Christians have to study, think and learn. They have to learn how to oppose the claims of Islam without shilling for the bastardized Christian values found in what some call the values of “modernity” or “democracy.” The god of American civil religion is a unitarian god, just like Allah, and we will not get anywhere by trying to show how these two idols really have a lot in common. They do, and that’s a problem.

As we give ourselves to study this subject, we need to begin with thanksgiving. The triune God of Scripture, the one who controls every aspect of history, has placed us in these times, and he expects us to become men of Issachar, who understood the times and knew what Israel should do.

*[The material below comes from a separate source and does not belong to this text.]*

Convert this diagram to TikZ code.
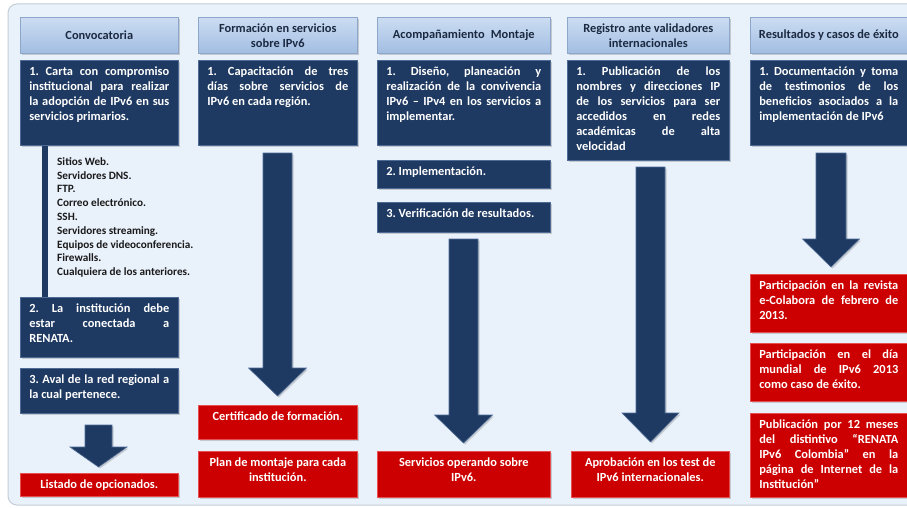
\documentclass[tikz,border=0pt]{standalone}
\usepackage{fontspec}
\setmainfont{Carlito}
\usetikzlibrary{shadows}
\definecolor{bgfill}{HTML}{E9F1FB}
\definecolor{bgline}{HTML}{C5CDD7}
\definecolor{hdrtop}{HTML}{CCDDF2}
\definecolor{hdrbot}{HTML}{A2BDE2}
\definecolor{hdredge}{HTML}{8DA7CB}
\definecolor{hdrtext}{HTML}{1B2A41}
\definecolor{navy}{HTML}{1F3A62}
\definecolor{navyedge}{HTML}{4D6B95}
\definecolor{redbox}{HTML}{CC0000}
\definecolor{rededge}{HTML}{E65050}
\definecolor{listtext}{HTML}{1A1A1A}
\hyphenpenalty=10000 \exhyphenpenalty=10000
\frenchspacing
\newcommand{\jt}[3]{\parbox[t][#2pt][t]{#1pt}{\frenchspacing\rule{0pt}{15pt}#3}}
\newcommand{\ct}[3]{\parbox[t][#2pt][t]{#1pt}{\frenchspacing\centering\rule{0pt}{15pt}#3}}
\newcommand{\blockarrow}[6]{%
  \filldraw[barrow] ({#1-#5/2},#2) -- ({#1+#5/2},#2) -- ({#1+#5/2},#3) -- ({#1+#6/2},#3)
    -- (#1,#4) -- ({#1-#6/2},#3) -- ({#1-#5/2},#3) -- cycle;}
\tikzset{
  shad/.style={drop shadow={shadow xshift=1.5pt, shadow yshift=-1.5pt, opacity=.35}},
  base/.style={rectangle, inner xsep=9pt, inner ysep=0pt, anchor=north west, shad,
    font=\bfseries\fontsize{12.4}{15}\selectfont, text=white},
  hdr/.style={rectangle, anchor=north west, inner sep=0pt, minimum height=36pt,
    top color=hdrtop, bottom color=hdrbot, draw=hdredge, line width=.6pt, shad,
    align=center, text=hdrtext, font=\bfseries\fontsize{12.4}{15}\selectfont},
  dbox/.style={base, fill=navy, draw=navyedge, line width=.6pt},
  rbox/.style={base, fill=redbox, draw=rededge, line width=.6pt},
  listtxt/.style={anchor=north west, inner sep=0pt, align=left, text=listtext,
    font=\bfseries\fontsize{11.2}{13.8}\selectfont},
  barrow/.style={fill=navy, draw=navyedge, line width=.6pt, shad}
}
\begin{document}
\begin{tikzpicture}[x=1pt,y=-1pt]
\useasboundingbox (0,0) rectangle (907,508);
\fill[white] (0,0) rectangle (907,508);
\draw[bgline, fill=bgfill, rounded corners=9pt, line width=1pt] (8,4) rectangle (940,505);

% headers
\node[hdr, minimum width=158pt] (h1) at (20,17) {Convocatoria};
\node[hdr, minimum width=159pt] (h2) at (198,17) {Formación en servicios\\sobre IPv6};
\node[hdr, minimum width=173pt] (h3) at (377,17) {Acompañamiento\enspace Montaje};
\node[hdr, minimum width=162pt] (h4) at (567,17) {Registro ante validadores\\internacionales};
\node[hdr, minimum width=157pt] (h5) at (750,17) {Resultados y casos de éxito};

% column 1
\node[dbox] (a1) at (20,60) {\jt{140}{85}{1. Carta con compromiso\linebreak institucional para realizar\linebreak la adopción de IPv6 en sus\linebreak servicios primarios.}};
\node[dbox] (b1) at (20,297) {\jt{140}{60}{2. La institución debe\linebreak estar conectada a\linebreak RENATA.}};
\fill[navy] ([xshift=22pt]a1.south west) rectangle ([xshift=28pt]b1.north west);
\node[listtxt] (l1) at (57,153) {\rule{0pt}{12pt}Sitios Web.\\Servidores DNS.\\FTP.\\Correo electrónico.\\SSH.\\Servidores streaming.\\Equipos de videoconferencia.\\Firewalls.\\Cualquiera de los anteriores.};
\node[dbox] (c1) at (20,368) {\jt{140}{45}{3. Aval de la red regional a\linebreak la cual pertenece.}};
\blockarrow{98.5}{425}{447}{467}{27}{57}
\node[rbox] (r1) at (20,473) {\ct{140}{23}{Listado de opcionados.}};

% column 2
\node[dbox] (a2) at (198,60) {\jt{141}{85}{1. Capacitación de tres\linebreak días sobre servicios de\linebreak IPv6 en cada región.}};
\blockarrow{277.5}{153}{368}{396}{29}{58}
\node[rbox] (r2a) at (198,405) {\ct{141}{34}{Certificado de formación.}};
\node[rbox] (r2b) at (198,451) {\ct{141}{46}{Plan de montaje para cada\\institución.}};

% column 3
\node[dbox] (a3) at (377,60) {\jt{155}{85}{1. Diseño, planeación y\linebreak realización de la convivencia\linebreak IPv6 – IPv4 en los servicios a\linebreak implementar.}};
\node[dbox] (b3) at (377,160) {\jt{155}{28}{2. Implementación.}};
\node[dbox] (c3) at (377,202) {\jt{155}{30}{3. Verificación de resultados.}};
\blockarrow{463.5}{239}{415}{443}{29}{58}
\node[rbox] (r3) at (377,451) {\ct{155}{46}{Servicios operando sobre\\IPv6.}};

% column 4
\node[dbox] (a4) at (567,60) {\jt{144}{100}{1. Publicación de los\linebreak nombres y direcciones IP\linebreak de los servicios para ser\linebreak accedidos en redes\linebreak académicas de alta\linebreak velocidad}};
\blockarrow{650.5}{167}{413}{442}{29}{57}
\node[rbox] (r4) at (571,451) {\ct{140}{46}{Aprobación en los test de\\IPv6 internacionales.}};

% column 5
\node[dbox] (a5) at (750,60) {\jt{139}{85}{1. Documentación y toma\linebreak de testimonios de los\linebreak beneficios asociados a la\linebreak implementación de IPv6}};
\blockarrow{831}{153}{239}{267}{30}{57}
\node[rbox] (r5a) at (750,274) {\jt{139}{58}{Participación en la revista\linebreak e-Colabora de febrero de\linebreak 2013.}};
\node[rbox] (r5b) at (750,343) {\jt{139}{58}{Participación en el día\linebreak mundial de IPv6 2013\linebreak como caso de éxito.}};
\node[rbox] (r5c) at (750,413) {\jt{139}{84}{Publicación por 12 meses\linebreak del distintivo “RENATA\linebreak IPv6 Colombia” en la\linebreak página de Internet de la\linebreak Institución”}};
\end{tikzpicture}
\end{document}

The temptation will be to look at Islam from a distance, draw the caricatures, and offer up a cartoonish response. Many American Christians feel that Muslims are simply inscrutable — scary inscrutable — just like one of those Islamic characters in a Jorge Luis Borges short story, distant, vague, foreign, alien. But Muslims were not created by Allah, but rather by the triune God, and they bear His images, despite whatever the Koran might say. This means that Christians can hear them speak, and understand, and it also means that Christians, having heard, may speak the gospel, and be heard themselves.

The great blessing in this is that the contemporary crisis in the Islamic world provides the Christian Church with a reductio ad absurdum for virtually all the important questions that face the Church today. These are questions where the Church, confronted with the demands of modernity, has been compromising, wavering, capitulating, waffling, noodling, backfilling, and more. Enter fundamentalist Islam, providing outlandish answers on these questions, and thoughtful people look around, wondering if there is a third option. When it comes to our junior high daughters, do we have to choose between burkas and the skanky-wear on sale at fine stores everywhere?

The rise of an Islam in crisis bring the questions home to us. They include but are not limited to: the centrality of Trinitarian faith in the formation of a healthy culture, the Jews, the state of Israel, and Zionism, the role of women, the necessary conflict between Sharia law and biblical law, and the fact that, Fukuyama notwithstanding, modernity is a hollow shell, incapable of answering the demands of militant Islam. That job, if it is to be done at all, will have to be done by Christians, in the name of Jesus Christ, amen.